*WHAT YOU WILL DO*. Output the material below unchanged, apart from leaving out the pictures.

-- BEGIN DATASET CONTENT --

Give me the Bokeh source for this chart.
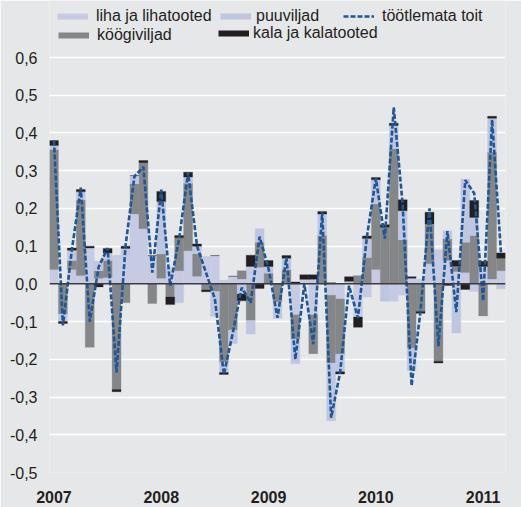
import numpy as np
from bokeh.plotting import figure
from bokeh.models import (Range1d, FixedTicker, Legend, LegendItem, Span,
                          CustomJSTickFormatter)
from bokeh.embed import file_html
from bokeh.resources import INLINE

# Monthly data, Jan 2007 .. Mar 2011 (index 0 = Jan 2007)
months = list(range(51))
year_ticks = [0, 12, 24, 36, 48]
year_labels = ["2007", "2008", "2009", "2010", "2011"]
y_ticks = [-0.5, -0.4, -0.3, -0.2, -0.1, 0, 0.1, 0.2, 0.3, 0.4, 0.5, 0.6]

liha = [0.038, 0.0, 0.038, 0.022, 0.095, 0.015, 0.017, 0.075, 0.075, 0.185,
        0.146, 0.075, 0.015, 0.044, 0.035, 0.088, 0.02, 0.072, 0.075, 0.01,
        0.02, 0.013, 0.046, 0.044, 0.0, 0.0, 0.0, -0.082, 0.012, -0.082,
        0.0, -0.03, -0.04, 0.007, -0.088, -0.035, 0.038, 0.0, -0.046, -0.03,
        0.015, 0.012, 0.053, 0.09, 0.062, 0.033, 0.03, -0.02, 0.046, 0.013,
        0.035]
koogiviljad = [0.318, -0.08, 0.024, 0.2, -0.168, 0.02, 0.045, -0.28, -0.05, 0.08,
               0.175, -0.052, 0.064, -0.035, 0.087, 0.179, 0.06, -0.016, -0.02, -0.208,
               -0.122, 0.022, -0.097, 0.066, 0.028, -0.048, 0.038, -0.064, 0.0, -0.103,
               0.128, -0.18, -0.146, 0.0, 0.022, 0.07, 0.174, 0.15, 0.358, 0.117,
               -0.17, -0.073, 0.106, -0.205, 0.057, 0.014, 0.08, 0.128, -0.085, 0.336,
               0.033]
puuviljad = [0.011, -0.02, 0.027, 0.022, 0.0, 0.025, 0.02, 0.0, 0.019, 0.022,
             0.0, 0.0, 0.139, 0.0, -0.05, 0.016, 0.02, 0.0, -0.066, -0.027,
             -0.036, -0.027, -0.036, 0.036, 0.018, -0.044, 0.03, -0.066, 0.0, 0.012,
             0.057, -0.153, -0.047, 0.0, 0.0, 0.05, 0.064, -0.046, 0.062, 0.077,
             -0.06, 0.0, 0.0, 0.0, 0.022, -0.13, 0.168, 0.048, 0.0, 0.09,
             -0.013]
kala = [0.013, -0.005, 0.006, 0.006, 0.005, -0.008, 0.012, -0.006, 0.006, 0.0,
        0.006, 0.0, 0.027, -0.02, 0.006, 0.013, 0.006, -0.005, 0.0, -0.005,
        0.0, -0.018, 0.03, -0.012, 0.016, 0.0, 0.007, 0.005, 0.012, 0.012,
        0.007, 0.003, -0.006, 0.012, -0.027, 0.007, 0.006, 0.007, 0.006, 0.029,
        0.004, -0.005, 0.031, -0.005, -0.004, 0.015, -0.015, 0.045, 0.014, 0.005,
        0.014]
tootlemata = [0.38, -0.11, 0.09, 0.255, -0.10, 0.045, 0.095, -0.235, 0.10, 0.285,
              0.31, 0.03, 0.25, -0.005, 0.12, 0.295, 0.10, 0.03, -0.04, -0.24,
              -0.13, -0.01, -0.05, 0.125, 0.04, -0.09, 0.07, -0.20, 0.0, -0.16,
              0.19, -0.355, -0.235, -0.005, -0.09, 0.125, 0.28, 0.12, 0.468, 0.21,
              -0.27, -0.07, 0.2, -0.165, 0.14, -0.075, 0.275, 0.24, -0.045, 0.435,
              0.08]

BG = "#e6e7e8"
C_LIHA = "#c6cbe3"
C_KOOGI = "#858688"
C_PUU = "#bfc6e0"
C_KALA = "#231f20"
C_LINE = "#1b5799"
FONT = "Liberation Sans"

# frame spans the whole top so the legend (drawn inside the frame) fits above 0,6
p = figure(width=521, height=507, output_backend="svg", toolbar_location=None,
           x_range=Range1d(-0.5, 50.5), y_range=Range1d(-0.5, 0.7511),
           min_border_left=49, min_border_right=16, min_border_top=0,
           min_border_bottom=35)
p.background_fill_color = BG
p.border_fill_color = BG
p.outline_line_color = None

series = [("liha ja lihatooted", liha, C_LIHA),
          ("köögiviljad", koogiviljad, C_KOOGI),
          ("puuviljad", puuviljad, C_PUU),
          ("kala ja kalatooted", kala, C_KALA)]

handles = {}
pos = np.zeros(len(months))
neg = np.zeros(len(months))
for name, vals, col in series:
    v = np.array(vals, dtype=float)
    bottom = np.where(v >= 0, pos, neg)
    top = bottom + v
    pos = np.where(v >= 0, top, pos)
    neg = np.where(v < 0, top, neg)
    p.vbar(x=months, bottom=bottom, top=top, width=1.0,
           fill_color=col, line_color=col, line_width=0.3)
    # hidden handle used only for the legend swatch
    handles[name] = p.line(x=months, y=vals, line_color=col, line_width=6,
                           visible=False)

p.add_layout(Span(location=0, dimension="width", line_color="#3c3c3c",
                  line_width=1.5))

handles["töötlemata toit"] = p.line(x=months, y=tootlemata, line_color=C_LINE,
                                    line_width=2.6, line_dash="5 2")

# grid & axes
p.xgrid.visible = False
p.ygrid.ticker = FixedTicker(ticks=y_ticks)
p.ygrid.grid_line_color = "white"
p.ygrid.grid_line_width = 1.5

p.yaxis.ticker = FixedTicker(ticks=y_ticks)
p.yaxis.formatter = CustomJSTickFormatter(
    code="return tick.toFixed(1).replace('.', ',');")
p.xaxis.ticker = FixedTicker(ticks=year_ticks)
p.xaxis.major_label_overrides = {t: l for t, l in zip(year_ticks, year_labels)}

for ax in (p.xaxis[0], p.yaxis[0]):
    ax.axis_line_color = None
    ax.major_tick_line_color = None
    ax.minor_tick_line_color = None
    ax.major_label_text_font = FONT
    ax.major_label_text_color = "#231f20"
p.yaxis.major_label_text_font_size = "16px"
p.yaxis.major_label_standoff = 6
p.xaxis.major_label_text_font_size = "16px"
p.xaxis.major_label_text_font_style = "bold"
p.xaxis.major_label_standoff = 12

legend_spec = [
    ("liha ja lihatooted", (8, 446), 8),
    ("puuviljad", (171, 446), 5),
    ("töötlemata toit", (294, 446), 8),
    ("köögiviljad", (9, 427), 8),
    ("kala ja kalatooted", (169, 429), 4),
]
for label, loc, standoff in legend_spec:
    lg = Legend(items=[LegendItem(label=label, renderers=[handles[label]])],
                location=loc, orientation="horizontal",
                glyph_width=31, glyph_height=20, label_height=20,
                label_standoff=standoff, padding=0, margin=0, spacing=0,
                border_line_alpha=0, background_fill_alpha=0,
                inactive_fill_alpha=0,
                label_text_font=FONT, label_text_font_size="16px",
                label_text_color="#231f20")
    p.add_layout(lg)

open("out.html", "w", encoding="utf-8").write(file_html(p, INLINE))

-- END DATASET CONTENT --

*RIGHT ANSWER*.
Give me the Bokeh source for this chart.
import numpy as np
from bokeh.plotting import figure
from bokeh.models import (Range1d, FixedTicker, Legend, LegendItem, Span,
                          CustomJSTickFormatter)
from bokeh.embed import file_html
from bokeh.resources import INLINE

# Monthly data, Jan 2007 .. Mar 2011 (index 0 = Jan 2007)
months = list(range(51))
year_ticks = [0, 12, 24, 36, 48]
year_labels = ["2007", "2008", "2009", "2010", "2011"]
y_ticks = [-0.5, -0.4, -0.3, -0.2, -0.1, 0, 0.1, 0.2, 0.3, 0.4, 0.5, 0.6]

liha = [0.038, 0.0, 0.038, 0.022, 0.095, 0.015, 0.017, 0.075, 0.075, 0.185,
        0.146, 0.075, 0.015, 0.044, 0.035, 0.088, 0.02, 0.072, 0.075, 0.01,
        0.02, 0.013, 0.046, 0.044, 0.0, 0.0, 0.0, -0.082, 0.012, -0.082,
        0.0, -0.03, -0.04, 0.007, -0.088, -0.035, 0.038, 0.0, -0.046, -0.03,
        0.015, 0.012, 0.053, 0.09, 0.062, 0.033, 0.03, -0.02, 0.046, 0.013,
        0.035]
koogiviljad = [0.318, -0.08, 0.024, 0.2, -0.168, 0.02, 0.045, -0.28, -0.05, 0.08,
               0.175, -0.052, 0.064, -0.035, 0.087, 0.179, 0.06, -0.016, -0.02, -0.208,
               -0.122, 0.022, -0.097, 0.066, 0.028, -0.048, 0.038, -0.064, 0.0, -0.103,
               0.128, -0.18, -0.146, 0.0, 0.022, 0.07, 0.174, 0.15, 0.358, 0.117,
               -0.17, -0.073, 0.106, -0.205, 0.057, 0.014, 0.08, 0.128, -0.085, 0.336,
               0.033]
puuviljad = [0.011, -0.02, 0.027, 0.022, 0.0, 0.025, 0.02, 0.0, 0.019, 0.022,
             0.0, 0.0, 0.139, 0.0, -0.05, 0.016, 0.02, 0.0, -0.066, -0.027,
             -0.036, -0.027, -0.036, 0.036, 0.018, -0.044, 0.03, -0.066, 0.0, 0.012,
             0.057, -0.153, -0.047, 0.0, 0.0, 0.05, 0.064, -0.046, 0.062, 0.077,
             -0.06, 0.0, 0.0, 0.0, 0.022, -0.13, 0.168, 0.048, 0.0, 0.09,
             -0.013]
kala = [0.013, -0.005, 0.006, 0.006, 0.005, -0.008, 0.012, -0.006, 0.006, 0.0,
        0.006, 0.0, 0.027, -0.02, 0.006, 0.013, 0.006, -0.005, 0.0, -0.005,
        0.0, -0.018, 0.03, -0.012, 0.016, 0.0, 0.007, 0.005, 0.012, 0.012,
        0.007, 0.003, -0.006, 0.012, -0.027, 0.007, 0.006, 0.007, 0.006, 0.029,
        0.004, -0.005, 0.031, -0.005, -0.004, 0.015, -0.015, 0.045, 0.014, 0.005,
        0.014]
tootlemata = [0.38, -0.11, 0.09, 0.255, -0.10, 0.045, 0.095, -0.235, 0.10, 0.285,
              0.31, 0.03, 0.25, -0.005, 0.12, 0.295, 0.10, 0.03, -0.04, -0.24,
              -0.13, -0.01, -0.05, 0.125, 0.04, -0.09, 0.07, -0.20, 0.0, -0.16,
              0.19, -0.355, -0.235, -0.005, -0.09, 0.125, 0.28, 0.12, 0.468, 0.21,
              -0.27, -0.07, 0.2, -0.165, 0.14, -0.075, 0.275, 0.24, -0.045, 0.435,
              0.08]

BG = "#e6e7e8"
C_LIHA = "#c6cbe3"
C_KOOGI = "#858688"
C_PUU = "#bfc6e0"
C_KALA = "#231f20"
C_LINE = "#1b5799"
FONT = "Liberation Sans"

# frame spans the whole top so the legend (drawn inside the frame) fits above 0,6
p = figure(width=521, height=507, output_backend="svg", toolbar_location=None,
           x_range=Range1d(-0.5, 50.5), y_range=Range1d(-0.5, 0.7511),
           min_border_left=49, min_border_right=16, min_border_top=0,
           min_border_bottom=35)
p.background_fill_color = BG
p.border_fill_color = BG
p.outline_line_color = None

series = [("liha ja lihatooted", liha, C_LIHA),
          ("köögiviljad", koogiviljad, C_KOOGI),
          ("puuviljad", puuviljad, C_PUU),
          ("kala ja kalatooted", kala, C_KALA)]

handles = {}
pos = np.zeros(len(months))
neg = np.zeros(len(months))
for name, vals, col in series:
    v = np.array(vals, dtype=float)
    bottom = np.where(v >= 0, pos, neg)
    top = bottom + v
    pos = np.where(v >= 0, top, pos)
    neg = np.where(v < 0, top, neg)
    p.vbar(x=months, bottom=bottom, top=top, width=1.0,
           fill_color=col, line_color=col, line_width=0.3)
    # hidden handle used only for the legend swatch
    handles[name] = p.line(x=months, y=vals, line_color=col, line_width=6,
                           visible=False)

p.add_layout(Span(location=0, dimension="width", line_color="#3c3c3c",
                  line_width=1.5))

handles["töötlemata toit"] = p.line(x=months, y=tootlemata, line_color=C_LINE,
                                    line_width=2.6, line_dash="5 2")

# grid & axes
p.xgrid.visible = False
p.ygrid.ticker = FixedTicker(ticks=y_ticks)
p.ygrid.grid_line_color = "white"
p.ygrid.grid_line_width = 1.5

p.yaxis.ticker = FixedTicker(ticks=y_ticks)
p.yaxis.formatter = CustomJSTickFormatter(
    code="return tick.toFixed(1).replace('.', ',');")
p.xaxis.ticker = FixedTicker(ticks=year_ticks)
p.xaxis.major_label_overrides = {t: l for t, l in zip(year_ticks, year_labels)}

for ax in (p.xaxis[0], p.yaxis[0]):
    ax.axis_line_color = None
    ax.major_tick_line_color = None
    ax.minor_tick_line_color = None
    ax.major_label_text_font = FONT
    ax.major_label_text_color = "#231f20"
p.yaxis.major_label_text_font_size = "16px"
p.yaxis.major_label_standoff = 6
p.xaxis.major_label_text_font_size = "16px"
p.xaxis.major_label_text_font_style = "bold"
p.xaxis.major_label_standoff = 12

legend_spec = [
    ("liha ja lihatooted", (8, 446), 8),
    ("puuviljad", (171, 446), 5),
    ("töötlemata toit", (294, 446), 8),
    ("köögiviljad", (9, 427), 8),
    ("kala ja kalatooted", (169, 429), 4),
]
for label, loc, standoff in legend_spec:
    lg = Legend(items=[LegendItem(label=label, renderers=[handles[label]])],
                location=loc, orientation="horizontal",
                glyph_width=31, glyph_height=20, label_height=20,
                label_standoff=standoff, padding=0, margin=0, spacing=0,
                border_line_alpha=0, background_fill_alpha=0,
                inactive_fill_alpha=0,
                label_text_font=FONT, label_text_font_size="16px",
                label_text_color="#231f20")
    p.add_layout(lg)

open("out.html", "w", encoding="utf-8").write(file_html(p, INLINE))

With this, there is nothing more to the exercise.